Wednesday, June 8, 2011

Midweek rantings

The ugliness of the NBA finals
#lebronshairlinethemesong
#marionjumper

Is it me, or have these been some of the ugliest NBA finals in recent memory?

I’m not talking about fouls, missed three-pointers, turnovers or the overall lack of scoring.

I’m talking about the actual people playing the game. Now, I don’t consider myself any sort of sex symbol (What’s that? You do? C’mon, you’re too sweet. I know, I know. Thank you.), but lets take a quick rundown of the rosters.

Not the full rosters, just the ugly people.

We’ll start with Miami. And when you start with the Heat, you might as well start at the top.

1. LeBron James — Now the king may have a muscular physique, and at first glance, looks, well, non-ugly. But look closer. See how he wears his headband? It looks very high up on his head in the front, right?

That’s because he has a receding hairline from hell. LBJ’s about three years away from a natural three-stripe mohawk. Interestingly enough, earlier today on twitter, a trending topic was #lebronshairlinethemesong. Some of the notables were “Lean Back” by Fat Joe, “So Far Gone” by Drake and “Top Back” by T.I.

Enough, though, there’s plenty of hideousness left to talk about.

2. Zydrunas Ilgauskas — Big Z has an ailment that curses most foreign players. He’s foreign. And looks different. And by different, I mean ugly. Give him another three inches, a goatee and flattop and we’re talking George Muresan-ugly. (I don’t care if spelled his name wrong. He made “My Giant” with Billy Crystal, so he got more than he should have.)

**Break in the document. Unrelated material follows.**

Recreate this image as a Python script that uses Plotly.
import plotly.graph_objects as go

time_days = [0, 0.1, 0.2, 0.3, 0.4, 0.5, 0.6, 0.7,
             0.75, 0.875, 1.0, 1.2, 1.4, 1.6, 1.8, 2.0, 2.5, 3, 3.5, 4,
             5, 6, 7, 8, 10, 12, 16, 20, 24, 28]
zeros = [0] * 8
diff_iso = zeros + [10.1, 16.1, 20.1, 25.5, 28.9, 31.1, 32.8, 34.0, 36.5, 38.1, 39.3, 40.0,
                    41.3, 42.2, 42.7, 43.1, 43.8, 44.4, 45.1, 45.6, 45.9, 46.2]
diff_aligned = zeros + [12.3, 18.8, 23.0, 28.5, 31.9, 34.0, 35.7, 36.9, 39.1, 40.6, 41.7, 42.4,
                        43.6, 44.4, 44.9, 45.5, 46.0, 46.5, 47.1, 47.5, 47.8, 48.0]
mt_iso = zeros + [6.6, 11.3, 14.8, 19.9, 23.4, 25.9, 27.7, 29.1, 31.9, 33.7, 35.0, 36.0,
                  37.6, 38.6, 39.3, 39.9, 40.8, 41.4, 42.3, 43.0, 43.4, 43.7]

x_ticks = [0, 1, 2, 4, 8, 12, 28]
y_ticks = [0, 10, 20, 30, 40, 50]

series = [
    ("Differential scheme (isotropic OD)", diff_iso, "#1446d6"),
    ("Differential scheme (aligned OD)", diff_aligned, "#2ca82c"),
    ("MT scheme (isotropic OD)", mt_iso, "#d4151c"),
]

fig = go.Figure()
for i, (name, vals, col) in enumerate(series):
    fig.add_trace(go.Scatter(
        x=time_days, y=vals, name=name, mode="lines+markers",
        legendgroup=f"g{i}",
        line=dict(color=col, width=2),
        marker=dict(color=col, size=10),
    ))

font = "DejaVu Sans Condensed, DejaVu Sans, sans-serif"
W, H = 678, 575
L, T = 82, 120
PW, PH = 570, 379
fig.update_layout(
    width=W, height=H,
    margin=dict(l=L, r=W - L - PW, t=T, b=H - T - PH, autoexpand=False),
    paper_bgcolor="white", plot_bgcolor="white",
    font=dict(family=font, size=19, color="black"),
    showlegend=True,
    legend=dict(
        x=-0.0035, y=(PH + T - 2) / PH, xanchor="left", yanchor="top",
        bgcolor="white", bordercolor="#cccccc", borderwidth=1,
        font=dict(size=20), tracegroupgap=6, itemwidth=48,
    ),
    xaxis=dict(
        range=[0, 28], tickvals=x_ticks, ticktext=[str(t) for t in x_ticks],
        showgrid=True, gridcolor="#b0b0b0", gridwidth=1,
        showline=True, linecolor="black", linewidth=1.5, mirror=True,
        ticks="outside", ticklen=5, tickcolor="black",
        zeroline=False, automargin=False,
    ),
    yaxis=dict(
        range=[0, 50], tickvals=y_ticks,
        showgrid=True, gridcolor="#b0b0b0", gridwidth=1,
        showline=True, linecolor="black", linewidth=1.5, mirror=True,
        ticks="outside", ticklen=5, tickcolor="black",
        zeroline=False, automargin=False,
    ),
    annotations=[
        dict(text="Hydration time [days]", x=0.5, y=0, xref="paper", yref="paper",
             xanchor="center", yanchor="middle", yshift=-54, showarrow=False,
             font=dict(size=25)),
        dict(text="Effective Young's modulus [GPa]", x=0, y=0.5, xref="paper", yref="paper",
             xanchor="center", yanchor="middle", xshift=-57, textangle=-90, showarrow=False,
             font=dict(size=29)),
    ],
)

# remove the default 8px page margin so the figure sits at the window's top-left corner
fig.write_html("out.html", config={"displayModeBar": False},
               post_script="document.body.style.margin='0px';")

But Z doesn’t have the Muresan facial or scalp carpet. In fact, I’m pretty sure that he’s completely hairless.

3. Udonis Haslem — I swear, sometimes, I think I’m the only one who sees this, but when dudes rock the cornrows back really tight, and match it with a goatee in which you can’t see the chin hair, they look like a catfish. Anyone else? Look at Haslem again. Pretend he has gills.

4. Eddie House — Gotta be honest here. Just can’t stand him. He’s one of those guys who gets on the court and something clicks in his head that says “You’re the best player out here. … Take every shot. Shoot a three Eddie! … Argue with that call. You are a superstar! … Talk trash. You deserve it Eddie.”

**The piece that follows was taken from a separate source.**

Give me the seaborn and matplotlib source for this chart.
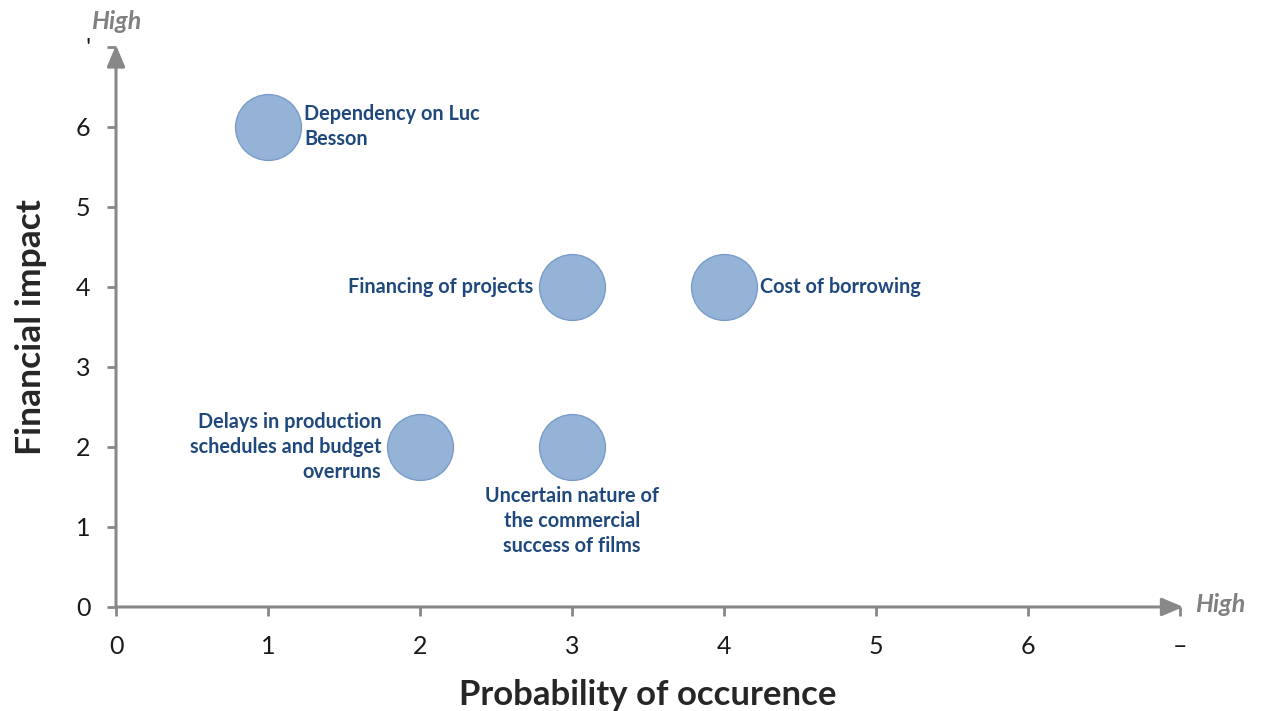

Thankfully, he has been absent for most (maybe all) of the finals.

5. Mike Bibby — Again, maybe it’s just me, but Mike Bibby looks like an overgrown version of Mini-me. Not a miniature me, the Mini-me from “Austin Powers.” Look up a picture. You’ll see what I mean.

Alright this is dragging on way too long, so let’s go to Dallas. Like with Miami, we must start at the top.

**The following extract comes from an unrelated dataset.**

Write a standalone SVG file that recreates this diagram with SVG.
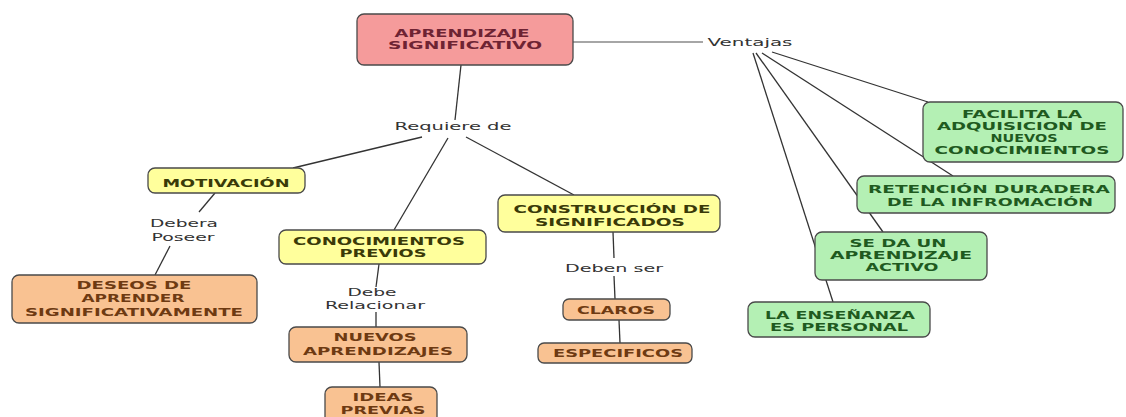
<svg xmlns="http://www.w3.org/2000/svg" width="1126" height="417" viewBox="0 0 1126 417">
<style>
text{font-family:"DejaVu Sans","Liberation Sans",sans-serif;text-anchor:middle;lengthAdjust:spacingAndGlyphs}
.n{font-size:11px;font-weight:bold}
.g{font-size:10px;font-weight:bold;fill:#1f5a1f}
.l{font-size:11px;fill:#333}
.box{stroke:#4a4a4a;stroke-width:1.3}
.pink{fill:#f59b9b}
.yel{fill:#ffff9c}
.org{fill:#f9c292}
.grn{fill:#b4f0b4}
.tp{fill:#6e2333}
.ty{fill:#3a3a08}
.to{fill:#6e3a12}
.c{stroke:#333;stroke-width:1.3;fill:none}
</style>
<rect width="1126" height="417" fill="#ffffff"/>
<g id="connectors">
<line class="c" x1="573" y1="42" x2="703" y2="42" style="stroke:#888"/>
<line class="c" x1="461" y1="65" x2="455" y2="120"/>
<line class="c" x1="422" y1="137" x2="293" y2="168"/>
<line class="c" x1="448" y1="138" x2="394" y2="230"/>
<line class="c" x1="466" y1="137" x2="574" y2="195"/>
<line class="c" x1="215" y1="193" x2="199" y2="212"/>
<line class="c" x1="170" y1="246" x2="155" y2="275"/>
<line class="c" x1="379" y1="264" x2="376" y2="287"/>
<line class="c" x1="376" y1="312" x2="376" y2="327"/>
<line class="c" x1="379" y1="362" x2="380" y2="387"/>
<line class="c" x1="613" y1="232" x2="614" y2="258"/>
<line class="c" x1="614" y1="276" x2="615" y2="299"/>
<line class="c" x1="619" y1="320" x2="620" y2="343"/>
<line class="c" x1="772" y1="52" x2="928" y2="102"/>
<line class="c" x1="762" y1="53" x2="953" y2="176"/>
<line class="c" x1="756" y1="53" x2="883" y2="232"/>
<line class="c" x1="753" y1="53" x2="833" y2="302"/>
</g>
<g id="aprendizaje">
<rect class="box pink" x="357" y="14" width="216" height="51" rx="7"/>
<text class="n tp" x="462" y="37" textLength="135" lengthAdjust="spacingAndGlyphs">APRENDIZAJE</text>
<text class="n tp" x="465" y="49" textLength="154" lengthAdjust="spacingAndGlyphs">SIGNIFICATIVO</text>
</g>
<g id="ventajas">
<text class="l" x="750" y="46" textLength="85" lengthAdjust="spacingAndGlyphs">Ventajas</text>
</g>
<g id="requiere">
<text class="l" x="453" y="130" textLength="117" lengthAdjust="spacingAndGlyphs">Requiere de</text>
</g>
<g id="motivacion">
<rect class="box yel" x="148" y="168" width="157" height="25" rx="7"/>
<text class="n ty" x="226" y="187" textLength="127" lengthAdjust="spacingAndGlyphs">MOTIVACIÓN</text>
</g>
<g id="debera">
<text class="l" x="184" y="227" textLength="68" lengthAdjust="spacingAndGlyphs">Debera</text>
<text class="l" x="183" y="241" textLength="63" lengthAdjust="spacingAndGlyphs">Poseer</text>
</g>
<g id="deseos">
<rect class="box org" x="12" y="275" width="245" height="48" rx="7"/>
<text class="n to" x="134" y="289" textLength="115" lengthAdjust="spacingAndGlyphs">DESEOS DE</text>
<text class="n to" x="133" y="302" textLength="103" lengthAdjust="spacingAndGlyphs">APRENDER</text>
<text class="n to" x="134" y="316" textLength="218" lengthAdjust="spacingAndGlyphs">SIGNIFICATIVAMENTE</text>
</g>
<g id="conocimientos">
<rect class="box yel" x="279" y="230" width="207" height="34" rx="7"/>
<text class="n ty" x="379" y="245" textLength="172" lengthAdjust="spacingAndGlyphs">CONOCIMIENTOS</text>
<text class="n ty" x="383" y="257" textLength="87" lengthAdjust="spacingAndGlyphs">PREVIOS</text>
</g>
<g id="debe">
<text class="l" x="372" y="296" textLength="49" lengthAdjust="spacingAndGlyphs">Debe</text>
<text class="l" x="375" y="309" textLength="100" lengthAdjust="spacingAndGlyphs">Relacionar</text>
</g>
<g id="nuevos">
<rect class="box org" x="289" y="327" width="178" height="35" rx="7"/>
<text class="n to" x="375" y="341" textLength="83" lengthAdjust="spacingAndGlyphs">NUEVOS</text>
<text class="n to" x="378" y="355" textLength="150" lengthAdjust="spacingAndGlyphs">APRENDIZAJES</text>
</g>
<g id="ideas">
<rect class="box org" x="325" y="387" width="112" height="40" rx="7"/>
<text class="n to" x="383" y="401" textLength="61" lengthAdjust="spacingAndGlyphs">IDEAS</text>
<text class="n to" x="383" y="414" textLength="85" lengthAdjust="spacingAndGlyphs">PREVIAS</text>
</g>
<g id="construccion">
<rect class="box yel" x="498" y="195" width="222" height="37" rx="7"/>
<text class="n ty" x="612" y="213" textLength="197" lengthAdjust="spacingAndGlyphs">CONSTRUCCIÓN DE</text>
<text class="n ty" x="610" y="226" textLength="150" lengthAdjust="spacingAndGlyphs">SIGNIFICADOS</text>
</g>
<g id="deben">
<text class="l" x="614" y="272" textLength="98" lengthAdjust="spacingAndGlyphs">Deben ser</text>
</g>
<g id="claros">
<rect class="box org" x="563" y="299" width="107" height="21" rx="6"/>
<text class="n to" x="616" y="314" textLength="78" lengthAdjust="spacingAndGlyphs">CLAROS</text>
</g>
<g id="especificos">
<rect class="box org" x="538" y="343" width="154" height="20" rx="6"/>
<text class="n to" x="618" y="357" textLength="130" lengthAdjust="spacingAndGlyphs">ESPECIFICOS</text>
</g>
<g id="facilita">
<rect class="box grn" x="923" y="102" width="200" height="60" rx="7"/>
<text class="g" x="1022" y="118" textLength="120" lengthAdjust="spacingAndGlyphs">FACILITA LA</text>
<text class="g" x="1022" y="130" textLength="170" lengthAdjust="spacingAndGlyphs">ADQUISICION DE</text>
<text class="g" x="1024" y="142" textLength="67" lengthAdjust="spacingAndGlyphs">NUEVOS</text>
<text class="g" x="1022" y="154" textLength="175" lengthAdjust="spacingAndGlyphs">CONOCIMIENTOS</text>
</g>
<g id="retencion">
<rect class="box grn" x="857" y="176" width="258" height="37" rx="7"/>
<text class="g" x="989" y="193" textLength="242" lengthAdjust="spacingAndGlyphs">RETENCIÓN DURADERA</text>
<text class="g" x="990" y="206" textLength="206" lengthAdjust="spacingAndGlyphs">DE LA INFROMACIÓN</text>
</g>
<g id="seda">
<rect class="box grn" x="815" y="232" width="172" height="48" rx="7"/>
<text class="g" x="898" y="247" textLength="97" lengthAdjust="spacingAndGlyphs">SE DA UN</text>
<text class="g" x="901" y="259" textLength="142" lengthAdjust="spacingAndGlyphs">APRENDIZAJE</text>
<text class="g" x="902" y="271" textLength="73" lengthAdjust="spacingAndGlyphs">ACTIVO</text>
</g>
<g id="ensenanza">
<rect class="box grn" x="748" y="302" width="182" height="35" rx="7"/>
<text class="g" x="840" y="319" textLength="150" lengthAdjust="spacingAndGlyphs">LA ENSEÑANZA</text>
<text class="g" x="839" y="331" textLength="138" lengthAdjust="spacingAndGlyphs">ES PERSONAL</text>
</g>
</svg>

1. Dirk Nowiztki — Dirk doesn’t have the same problem as Big Z. He’s not ugly because he’s foreign. He’s ugly because he looks like Skeletor. Also, I don’t know if it’s his mouthpiece that does it, or is he has a weird lip curl, but Dirk looks like he’s got some monster beaver-ass buckteeth.

At least at the moment, he is smartly rocking the long hair, which covers up some of the bony features on his face.

2. Rick Carlisle — Dude looks EXACTLY like Jim Carrey. When I say Jim Carrey, I mean Fire Marshall Bill.

LET ME SHOW YA SUMTHIN!

3. Shawn Marion — Since we’re talking about ugliness, insert joke about his jumper (#marionjumper).

But that’s not all we have to talk about. Marion has a face for radio… radio in Mars. He looks a lot like that alien named Ed in that movie by the same name. Unless he’s hanging around with wisecracking Brits, I really could do without watching his “out of this world” (in a bad way) game.

4. DeShawn Stevenson — Remember that stuff I said about Eddie House? Put a fro-hawk on it and make him the type of player that you see at the gym or playground that makes you whisper “Shit. So and so is here. I hope he doesn’t see us. Fuck! Here he comes. He wants to play.”

5. Jason Kidd — Hall of famer? Yes. Great point guard who continues to adjust to stay relevant? Yes. Cross-eyed?

Hell mutha-f’ing yes!

OK, I think I’ve made my point — I can make fun of people. But let’s not forget some of the others playing for the trophy — Chris Bosh, Brian Cardinal, to name a few.

And no matter who you are rooting for, a word of advice — this may be one series best viewed in standard def.

I thought I had other rantings, but this was just waaaaayyy tooooo long.